=== Task goal ===
Copy the data below exactly, omitting any picture it contains.
-----
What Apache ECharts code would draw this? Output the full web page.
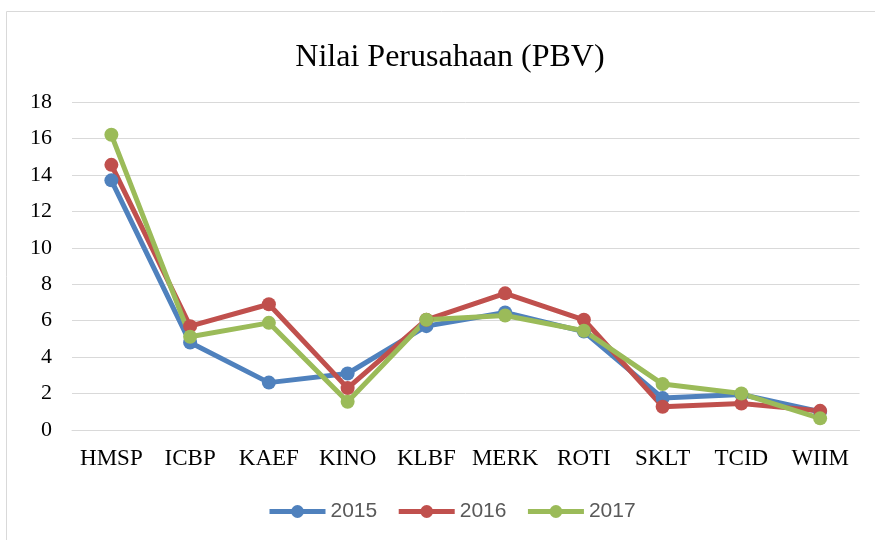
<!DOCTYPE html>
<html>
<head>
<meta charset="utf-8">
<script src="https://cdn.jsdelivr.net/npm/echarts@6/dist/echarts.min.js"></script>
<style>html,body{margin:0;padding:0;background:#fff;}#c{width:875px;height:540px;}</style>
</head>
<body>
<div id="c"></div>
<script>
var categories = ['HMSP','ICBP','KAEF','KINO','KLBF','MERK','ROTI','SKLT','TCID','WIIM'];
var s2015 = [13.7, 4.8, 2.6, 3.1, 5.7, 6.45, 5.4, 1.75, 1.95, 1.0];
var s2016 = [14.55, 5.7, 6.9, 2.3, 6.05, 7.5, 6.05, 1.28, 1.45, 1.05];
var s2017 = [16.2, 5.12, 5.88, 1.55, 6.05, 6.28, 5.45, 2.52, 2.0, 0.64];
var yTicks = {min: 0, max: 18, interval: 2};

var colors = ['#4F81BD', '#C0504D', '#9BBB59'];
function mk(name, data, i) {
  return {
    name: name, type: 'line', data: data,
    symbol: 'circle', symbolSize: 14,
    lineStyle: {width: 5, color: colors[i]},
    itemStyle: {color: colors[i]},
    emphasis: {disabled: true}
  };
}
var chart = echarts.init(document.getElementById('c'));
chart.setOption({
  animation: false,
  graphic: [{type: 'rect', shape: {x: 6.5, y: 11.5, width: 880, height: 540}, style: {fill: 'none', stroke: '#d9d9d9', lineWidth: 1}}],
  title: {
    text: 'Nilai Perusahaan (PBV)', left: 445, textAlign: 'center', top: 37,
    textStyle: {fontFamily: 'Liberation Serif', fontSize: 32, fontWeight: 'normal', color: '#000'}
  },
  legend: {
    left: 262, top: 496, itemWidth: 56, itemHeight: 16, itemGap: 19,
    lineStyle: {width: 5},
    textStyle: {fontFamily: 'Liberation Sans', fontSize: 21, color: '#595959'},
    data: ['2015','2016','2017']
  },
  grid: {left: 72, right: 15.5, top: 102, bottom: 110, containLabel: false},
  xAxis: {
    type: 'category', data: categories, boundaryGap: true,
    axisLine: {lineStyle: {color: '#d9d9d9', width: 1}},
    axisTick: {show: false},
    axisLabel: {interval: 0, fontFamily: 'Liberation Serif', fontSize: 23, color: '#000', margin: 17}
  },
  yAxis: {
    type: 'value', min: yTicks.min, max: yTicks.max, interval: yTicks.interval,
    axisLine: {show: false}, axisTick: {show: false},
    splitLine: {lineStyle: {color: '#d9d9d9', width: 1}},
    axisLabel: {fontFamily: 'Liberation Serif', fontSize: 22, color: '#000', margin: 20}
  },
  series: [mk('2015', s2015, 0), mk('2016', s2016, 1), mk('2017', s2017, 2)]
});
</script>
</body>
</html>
-----
=== Exercise result ===
What Apache ECharts code would draw this? Output the full web page.
<!DOCTYPE html>
<html>
<head>
<meta charset="utf-8">
<script src="https://cdn.jsdelivr.net/npm/echarts@6/dist/echarts.min.js"></script>
<style>html,body{margin:0;padding:0;background:#fff;}#c{width:875px;height:540px;}</style>
</head>
<body>
<div id="c"></div>
<script>
var categories = ['HMSP','ICBP','KAEF','KINO','KLBF','MERK','ROTI','SKLT','TCID','WIIM'];
var s2015 = [13.7, 4.8, 2.6, 3.1, 5.7, 6.45, 5.4, 1.75, 1.95, 1.0];
var s2016 = [14.55, 5.7, 6.9, 2.3, 6.05, 7.5, 6.05, 1.28, 1.45, 1.05];
var s2017 = [16.2, 5.12, 5.88, 1.55, 6.05, 6.28, 5.45, 2.52, 2.0, 0.64];
var yTicks = {min: 0, max: 18, interval: 2};

var colors = ['#4F81BD', '#C0504D', '#9BBB59'];
function mk(name, data, i) {
  return {
    name: name, type: 'line', data: data,
    symbol: 'circle', symbolSize: 14,
    lineStyle: {width: 5, color: colors[i]},
    itemStyle: {color: colors[i]},
    emphasis: {disabled: true}
  };
}
var chart = echarts.init(document.getElementById('c'));
chart.setOption({
  animation: false,
  graphic: [{type: 'rect', shape: {x: 6.5, y: 11.5, width: 880, height: 540}, style: {fill: 'none', stroke: '#d9d9d9', lineWidth: 1}}],
  title: {
    text: 'Nilai Perusahaan (PBV)', left: 445, textAlign: 'center', top: 37,
    textStyle: {fontFamily: 'Liberation Serif', fontSize: 32, fontWeight: 'normal', color: '#000'}
  },
  legend: {
    left: 262, top: 496, itemWidth: 56, itemHeight: 16, itemGap: 19,
    lineStyle: {width: 5},
    textStyle: {fontFamily: 'Liberation Sans', fontSize: 21, color: '#595959'},
    data: ['2015','2016','2017']
  },
  grid: {left: 72, right: 15.5, top: 102, bottom: 110, containLabel: false},
  xAxis: {
    type: 'category', data: categories, boundaryGap: true,
    axisLine: {lineStyle: {color: '#d9d9d9', width: 1}},
    axisTick: {show: false},
    axisLabel: {interval: 0, fontFamily: 'Liberation Serif', fontSize: 23, color: '#000', margin: 17}
  },
  yAxis: {
    type: 'value', min: yTicks.min, max: yTicks.max, interval: yTicks.interval,
    axisLine: {show: false}, axisTick: {show: false},
    splitLine: {lineStyle: {color: '#d9d9d9', width: 1}},
    axisLabel: {fontFamily: 'Liberation Serif', fontSize: 22, color: '#000', margin: 20}
  },
  series: [mk('2015', s2015, 0), mk('2016', s2016, 1), mk('2017', s2017, 2)]
});
</script>
</body>
</html>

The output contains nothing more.